» Exercise instructions: Output every line of the material exactly, omitting images.

--------

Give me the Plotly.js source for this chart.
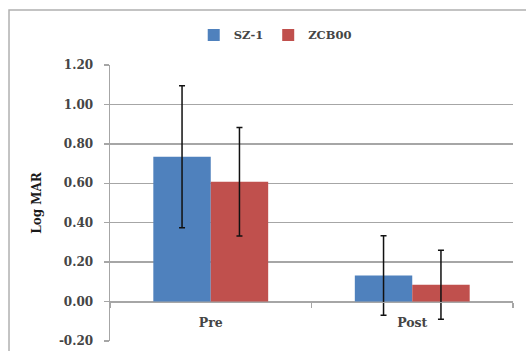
<!DOCTYPE html>
<html>
<head>
<meta charset="utf-8">
<script src="https://cdn.plot.ly/plotly-3.0.1.min.js"></script>
<style>html,body{margin:0;padding:0;background:#fff;}#chart{width:526px;height:351px;}</style>
</head>
<body>
<div id="chart"></div>
<script>
const categories = ["Pre", "Post"];
const seriesNames = ["SZ-1", "ZCB00"];
const sz1Values = [0.735, 0.132];
const sz1Errors = [0.36, 0.202];
const zcbValues = [0.608, 0.085];
const zcbErrors = [0.275, 0.175];
const yTickVals = [-0.2, 0, 0.2, 0.4, 0.6, 0.8, 1.0, 1.2];
const yTickText = ["-0.20", "0.00", "0.20", "0.40", "0.60", "0.80", "1.00", "1.20"];

const font = {family: "DejaVu Serif", size: 12, color: "#454545", weight: "bold"};
const errStyle = {type: "data", visible: true, color: "#111", thickness: 1.5, width: 3};

const traces = [
  {type: "bar", name: seriesNames[0], x: categories, y: sz1Values,
   marker: {color: "#4f81bd"}, error_y: Object.assign({array: sz1Errors}, errStyle)},
  {type: "bar", name: seriesNames[1], x: categories, y: zcbValues,
   marker: {color: "#c0504d"}, error_y: Object.assign({array: zcbErrors}, errStyle)}
];

const layout = {
  width: 526, height: 351,
  margin: {l: 110, r: 13, t: 65, b: 10},
  paper_bgcolor: "#fff", plot_bgcolor: "#fff",
  font: font,
  barmode: "group", bargap: 0.43, bargroupgap: 0,
  showlegend: true,
  legend: {orientation: "h", x: 0.41, xanchor: "center", y: 1.109, yanchor: "middle",
           font: {family: "DejaVu Serif", size: 11.5, color: "#454545", weight: "bold"}, itemwidth: 30, traceorder: "normal"},
  xaxis: {
    type: "category", anchor: "free", position: 0.142857,
    showline: true, linecolor: "#a6a6a6", linewidth: 1.5,
    ticks: "outside", tickson: "boundaries", ticklen: 5, tickcolor: "#a6a6a6", tickwidth: 1.5,
    showgrid: false, zeroline: false, fixedrange: true,
    ticklabelstandoff: 9,
    tickfont: {family: "DejaVu Serif", size: 12.5, color: "#454545", weight: "bold"}
  },
  yaxis: {
    range: [-0.2, 1.2], tickvals: yTickVals, ticktext: yTickText,
    showline: true, linecolor: "#a6a6a6", linewidth: 1.5,
    ticks: "outside", ticklen: 5, tickcolor: "#a6a6a6", tickwidth: 1.5,
    showgrid: true, gridcolor: "#a6a6a6", gridwidth: 1.5,
    zeroline: false, ticklabelstandoff: 8,
    tickfont: font,
    title: {text: "<b>Log MAR</b>", font: {family: "DejaVu Serif", size: 12, color: "#1a1a1a"}, standoff: 14}
  },
  shapes: [
    {type: "rect", xref: "paper", yref: "paper", x0: -0.2506, x1: 1.2, y0: -0.3, y1: 1.199,
     line: {color: "#b0b0b0", width: 1.5}, fillcolor: "rgba(0,0,0,0)", layer: "below"}
  ]
};

Plotly.newPlot("chart", traces, layout, {staticPlot: true, displayModeBar: false});
</script>
</body>
</html>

--------

» Full answer:
Give me the Plotly.js source for this chart.
<!DOCTYPE html>
<html>
<head>
<meta charset="utf-8">
<script src="https://cdn.plot.ly/plotly-3.0.1.min.js"></script>
<style>html,body{margin:0;padding:0;background:#fff;}#chart{width:526px;height:351px;}</style>
</head>
<body>
<div id="chart"></div>
<script>
const categories = ["Pre", "Post"];
const seriesNames = ["SZ-1", "ZCB00"];
const sz1Values = [0.735, 0.132];
const sz1Errors = [0.36, 0.202];
const zcbValues = [0.608, 0.085];
const zcbErrors = [0.275, 0.175];
const yTickVals = [-0.2, 0, 0.2, 0.4, 0.6, 0.8, 1.0, 1.2];
const yTickText = ["-0.20", "0.00", "0.20", "0.40", "0.60", "0.80", "1.00", "1.20"];

const font = {family: "DejaVu Serif", size: 12, color: "#454545", weight: "bold"};
const errStyle = {type: "data", visible: true, color: "#111", thickness: 1.5, width: 3};

const traces = [
  {type: "bar", name: seriesNames[0], x: categories, y: sz1Values,
   marker: {color: "#4f81bd"}, error_y: Object.assign({array: sz1Errors}, errStyle)},
  {type: "bar", name: seriesNames[1], x: categories, y: zcbValues,
   marker: {color: "#c0504d"}, error_y: Object.assign({array: zcbErrors}, errStyle)}
];

const layout = {
  width: 526, height: 351,
  margin: {l: 110, r: 13, t: 65, b: 10},
  paper_bgcolor: "#fff", plot_bgcolor: "#fff",
  font: font,
  barmode: "group", bargap: 0.43, bargroupgap: 0,
  showlegend: true,
  legend: {orientation: "h", x: 0.41, xanchor: "center", y: 1.109, yanchor: "middle",
           font: {family: "DejaVu Serif", size: 11.5, color: "#454545", weight: "bold"}, itemwidth: 30, traceorder: "normal"},
  xaxis: {
    type: "category", anchor: "free", position: 0.142857,
    showline: true, linecolor: "#a6a6a6", linewidth: 1.5,
    ticks: "outside", tickson: "boundaries", ticklen: 5, tickcolor: "#a6a6a6", tickwidth: 1.5,
    showgrid: false, zeroline: false, fixedrange: true,
    ticklabelstandoff: 9,
    tickfont: {family: "DejaVu Serif", size: 12.5, color: "#454545", weight: "bold"}
  },
  yaxis: {
    range: [-0.2, 1.2], tickvals: yTickVals, ticktext: yTickText,
    showline: true, linecolor: "#a6a6a6", linewidth: 1.5,
    ticks: "outside", ticklen: 5, tickcolor: "#a6a6a6", tickwidth: 1.5,
    showgrid: true, gridcolor: "#a6a6a6", gridwidth: 1.5,
    zeroline: false, ticklabelstandoff: 8,
    tickfont: font,
    title: {text: "<b>Log MAR</b>", font: {family: "DejaVu Serif", size: 12, color: "#1a1a1a"}, standoff: 14}
  },
  shapes: [
    {type: "rect", xref: "paper", yref: "paper", x0: -0.2506, x1: 1.2, y0: -0.3, y1: 1.199,
     line: {color: "#b0b0b0", width: 1.5}, fillcolor: "rgba(0,0,0,0)", layer: "below"}
  ]
};

Plotly.newPlot("chart", traces, layout, {staticPlot: true, displayModeBar: false});
</script>
</body>
</html>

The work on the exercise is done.